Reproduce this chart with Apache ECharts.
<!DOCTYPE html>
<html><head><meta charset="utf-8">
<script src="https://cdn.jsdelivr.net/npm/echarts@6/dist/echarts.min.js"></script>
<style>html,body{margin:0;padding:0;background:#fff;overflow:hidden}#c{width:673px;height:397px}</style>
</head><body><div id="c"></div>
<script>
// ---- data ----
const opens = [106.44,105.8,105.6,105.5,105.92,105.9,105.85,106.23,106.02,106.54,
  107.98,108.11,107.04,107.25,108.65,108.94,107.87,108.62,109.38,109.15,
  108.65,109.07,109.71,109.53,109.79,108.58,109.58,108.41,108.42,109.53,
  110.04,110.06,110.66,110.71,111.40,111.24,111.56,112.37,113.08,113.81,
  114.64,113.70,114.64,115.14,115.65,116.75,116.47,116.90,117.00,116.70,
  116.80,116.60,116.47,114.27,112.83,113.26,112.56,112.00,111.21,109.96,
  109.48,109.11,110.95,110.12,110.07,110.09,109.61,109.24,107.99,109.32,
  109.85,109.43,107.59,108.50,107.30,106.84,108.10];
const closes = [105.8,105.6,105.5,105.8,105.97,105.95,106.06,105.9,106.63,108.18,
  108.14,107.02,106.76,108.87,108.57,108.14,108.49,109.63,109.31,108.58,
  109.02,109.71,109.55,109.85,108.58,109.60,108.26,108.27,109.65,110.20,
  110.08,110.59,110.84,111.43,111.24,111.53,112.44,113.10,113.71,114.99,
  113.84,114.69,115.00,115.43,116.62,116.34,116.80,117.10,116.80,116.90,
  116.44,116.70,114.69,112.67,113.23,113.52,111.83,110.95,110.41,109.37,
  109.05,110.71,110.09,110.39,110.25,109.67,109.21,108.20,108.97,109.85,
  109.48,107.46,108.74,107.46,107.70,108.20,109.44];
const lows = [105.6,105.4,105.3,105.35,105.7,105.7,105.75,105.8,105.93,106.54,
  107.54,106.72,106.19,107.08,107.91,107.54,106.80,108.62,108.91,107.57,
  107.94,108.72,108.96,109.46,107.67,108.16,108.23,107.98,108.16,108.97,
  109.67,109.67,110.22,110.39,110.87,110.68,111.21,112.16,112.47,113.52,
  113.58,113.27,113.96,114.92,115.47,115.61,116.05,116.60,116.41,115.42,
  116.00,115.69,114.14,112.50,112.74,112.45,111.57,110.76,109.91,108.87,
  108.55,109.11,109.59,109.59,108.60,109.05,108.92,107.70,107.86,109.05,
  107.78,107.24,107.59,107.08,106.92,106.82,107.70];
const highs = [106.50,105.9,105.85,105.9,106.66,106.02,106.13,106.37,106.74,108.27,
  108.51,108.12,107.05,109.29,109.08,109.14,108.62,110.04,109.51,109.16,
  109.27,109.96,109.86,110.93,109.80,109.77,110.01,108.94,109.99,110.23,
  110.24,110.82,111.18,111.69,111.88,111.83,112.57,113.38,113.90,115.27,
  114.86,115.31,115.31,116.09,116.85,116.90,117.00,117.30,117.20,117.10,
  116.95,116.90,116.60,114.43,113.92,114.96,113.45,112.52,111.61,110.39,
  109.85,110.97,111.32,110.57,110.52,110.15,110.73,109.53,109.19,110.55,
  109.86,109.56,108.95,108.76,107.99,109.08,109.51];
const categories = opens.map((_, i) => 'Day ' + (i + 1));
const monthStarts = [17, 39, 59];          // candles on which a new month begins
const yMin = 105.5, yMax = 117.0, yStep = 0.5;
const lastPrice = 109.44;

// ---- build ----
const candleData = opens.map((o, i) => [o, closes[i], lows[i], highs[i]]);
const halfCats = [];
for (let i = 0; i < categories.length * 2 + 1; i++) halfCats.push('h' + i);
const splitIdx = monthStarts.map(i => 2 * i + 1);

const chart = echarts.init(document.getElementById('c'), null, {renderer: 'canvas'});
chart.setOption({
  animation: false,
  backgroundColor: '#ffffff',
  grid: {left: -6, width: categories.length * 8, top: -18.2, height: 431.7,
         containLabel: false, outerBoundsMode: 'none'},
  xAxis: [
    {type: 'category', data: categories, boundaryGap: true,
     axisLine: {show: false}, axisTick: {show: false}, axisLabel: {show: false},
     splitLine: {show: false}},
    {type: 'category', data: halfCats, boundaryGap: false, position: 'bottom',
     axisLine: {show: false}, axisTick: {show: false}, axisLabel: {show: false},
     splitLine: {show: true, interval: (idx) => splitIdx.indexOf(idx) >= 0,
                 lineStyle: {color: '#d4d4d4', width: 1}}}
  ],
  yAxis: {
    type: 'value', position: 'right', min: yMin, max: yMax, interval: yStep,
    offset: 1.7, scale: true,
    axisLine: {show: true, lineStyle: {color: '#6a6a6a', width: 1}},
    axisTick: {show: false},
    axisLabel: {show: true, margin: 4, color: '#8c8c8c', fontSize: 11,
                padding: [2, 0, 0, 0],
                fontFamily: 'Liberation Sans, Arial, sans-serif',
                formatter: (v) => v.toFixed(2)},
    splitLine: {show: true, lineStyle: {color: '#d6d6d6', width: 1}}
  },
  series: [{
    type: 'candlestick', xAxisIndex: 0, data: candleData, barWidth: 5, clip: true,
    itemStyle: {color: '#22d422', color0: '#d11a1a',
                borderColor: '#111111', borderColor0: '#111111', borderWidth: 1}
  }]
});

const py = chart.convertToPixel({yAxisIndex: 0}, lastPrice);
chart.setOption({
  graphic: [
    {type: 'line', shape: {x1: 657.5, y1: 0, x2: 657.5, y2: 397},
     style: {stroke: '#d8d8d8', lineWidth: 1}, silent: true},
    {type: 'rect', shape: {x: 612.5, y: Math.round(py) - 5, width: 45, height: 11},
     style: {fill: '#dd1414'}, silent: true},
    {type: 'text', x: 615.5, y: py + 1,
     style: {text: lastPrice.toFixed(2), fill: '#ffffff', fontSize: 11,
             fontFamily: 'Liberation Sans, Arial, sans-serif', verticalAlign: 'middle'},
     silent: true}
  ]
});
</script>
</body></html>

==*==

◆ Objective
Return all of the data precisely as it appears.

◆ Answer to the exercise
Reproduce this chart with Apache ECharts.
<!DOCTYPE html>
<html><head><meta charset="utf-8">
<script src="https://cdn.jsdelivr.net/npm/echarts@6/dist/echarts.min.js"></script>
<style>html,body{margin:0;padding:0;background:#fff;overflow:hidden}#c{width:673px;height:397px}</style>
</head><body><div id="c"></div>
<script>
// ---- data ----
const opens = [106.44,105.8,105.6,105.5,105.92,105.9,105.85,106.23,106.02,106.54,
  107.98,108.11,107.04,107.25,108.65,108.94,107.87,108.62,109.38,109.15,
  108.65,109.07,109.71,109.53,109.79,108.58,109.58,108.41,108.42,109.53,
  110.04,110.06,110.66,110.71,111.40,111.24,111.56,112.37,113.08,113.81,
  114.64,113.70,114.64,115.14,115.65,116.75,116.47,116.90,117.00,116.70,
  116.80,116.60,116.47,114.27,112.83,113.26,112.56,112.00,111.21,109.96,
  109.48,109.11,110.95,110.12,110.07,110.09,109.61,109.24,107.99,109.32,
  109.85,109.43,107.59,108.50,107.30,106.84,108.10];
const closes = [105.8,105.6,105.5,105.8,105.97,105.95,106.06,105.9,106.63,108.18,
  108.14,107.02,106.76,108.87,108.57,108.14,108.49,109.63,109.31,108.58,
  109.02,109.71,109.55,109.85,108.58,109.60,108.26,108.27,109.65,110.20,
  110.08,110.59,110.84,111.43,111.24,111.53,112.44,113.10,113.71,114.99,
  113.84,114.69,115.00,115.43,116.62,116.34,116.80,117.10,116.80,116.90,
  116.44,116.70,114.69,112.67,113.23,113.52,111.83,110.95,110.41,109.37,
  109.05,110.71,110.09,110.39,110.25,109.67,109.21,108.20,108.97,109.85,
  109.48,107.46,108.74,107.46,107.70,108.20,109.44];
const lows = [105.6,105.4,105.3,105.35,105.7,105.7,105.75,105.8,105.93,106.54,
  107.54,106.72,106.19,107.08,107.91,107.54,106.80,108.62,108.91,107.57,
  107.94,108.72,108.96,109.46,107.67,108.16,108.23,107.98,108.16,108.97,
  109.67,109.67,110.22,110.39,110.87,110.68,111.21,112.16,112.47,113.52,
  113.58,113.27,113.96,114.92,115.47,115.61,116.05,116.60,116.41,115.42,
  116.00,115.69,114.14,112.50,112.74,112.45,111.57,110.76,109.91,108.87,
  108.55,109.11,109.59,109.59,108.60,109.05,108.92,107.70,107.86,109.05,
  107.78,107.24,107.59,107.08,106.92,106.82,107.70];
const highs = [106.50,105.9,105.85,105.9,106.66,106.02,106.13,106.37,106.74,108.27,
  108.51,108.12,107.05,109.29,109.08,109.14,108.62,110.04,109.51,109.16,
  109.27,109.96,109.86,110.93,109.80,109.77,110.01,108.94,109.99,110.23,
  110.24,110.82,111.18,111.69,111.88,111.83,112.57,113.38,113.90,115.27,
  114.86,115.31,115.31,116.09,116.85,116.90,117.00,117.30,117.20,117.10,
  116.95,116.90,116.60,114.43,113.92,114.96,113.45,112.52,111.61,110.39,
  109.85,110.97,111.32,110.57,110.52,110.15,110.73,109.53,109.19,110.55,
  109.86,109.56,108.95,108.76,107.99,109.08,109.51];
const categories = opens.map((_, i) => 'Day ' + (i + 1));
const monthStarts = [17, 39, 59];          // candles on which a new month begins
const yMin = 105.5, yMax = 117.0, yStep = 0.5;
const lastPrice = 109.44;

// ---- build ----
const candleData = opens.map((o, i) => [o, closes[i], lows[i], highs[i]]);
const halfCats = [];
for (let i = 0; i < categories.length * 2 + 1; i++) halfCats.push('h' + i);
const splitIdx = monthStarts.map(i => 2 * i + 1);

const chart = echarts.init(document.getElementById('c'), null, {renderer: 'canvas'});
chart.setOption({
  animation: false,
  backgroundColor: '#ffffff',
  grid: {left: -6, width: categories.length * 8, top: -18.2, height: 431.7,
         containLabel: false, outerBoundsMode: 'none'},
  xAxis: [
    {type: 'category', data: categories, boundaryGap: true,
     axisLine: {show: false}, axisTick: {show: false}, axisLabel: {show: false},
     splitLine: {show: false}},
    {type: 'category', data: halfCats, boundaryGap: false, position: 'bottom',
     axisLine: {show: false}, axisTick: {show: false}, axisLabel: {show: false},
     splitLine: {show: true, interval: (idx) => splitIdx.indexOf(idx) >= 0,
                 lineStyle: {color: '#d4d4d4', width: 1}}}
  ],
  yAxis: {
    type: 'value', position: 'right', min: yMin, max: yMax, interval: yStep,
    offset: 1.7, scale: true,
    axisLine: {show: true, lineStyle: {color: '#6a6a6a', width: 1}},
    axisTick: {show: false},
    axisLabel: {show: true, margin: 4, color: '#8c8c8c', fontSize: 11,
                padding: [2, 0, 0, 0],
                fontFamily: 'Liberation Sans, Arial, sans-serif',
                formatter: (v) => v.toFixed(2)},
    splitLine: {show: true, lineStyle: {color: '#d6d6d6', width: 1}}
  },
  series: [{
    type: 'candlestick', xAxisIndex: 0, data: candleData, barWidth: 5, clip: true,
    itemStyle: {color: '#22d422', color0: '#d11a1a',
                borderColor: '#111111', borderColor0: '#111111', borderWidth: 1}
  }]
});

const py = chart.convertToPixel({yAxisIndex: 0}, lastPrice);
chart.setOption({
  graphic: [
    {type: 'line', shape: {x1: 657.5, y1: 0, x2: 657.5, y2: 397},
     style: {stroke: '#d8d8d8', lineWidth: 1}, silent: true},
    {type: 'rect', shape: {x: 612.5, y: Math.round(py) - 5, width: 45, height: 11},
     style: {fill: '#dd1414'}, silent: true},
    {type: 'text', x: 615.5, y: py + 1,
     style: {text: lastPrice.toFixed(2), fill: '#ffffff', fontSize: 11,
             fontFamily: 'Liberation Sans, Arial, sans-serif', verticalAlign: 'middle'},
     silent: true}
  ]
});
</script>
</body></html>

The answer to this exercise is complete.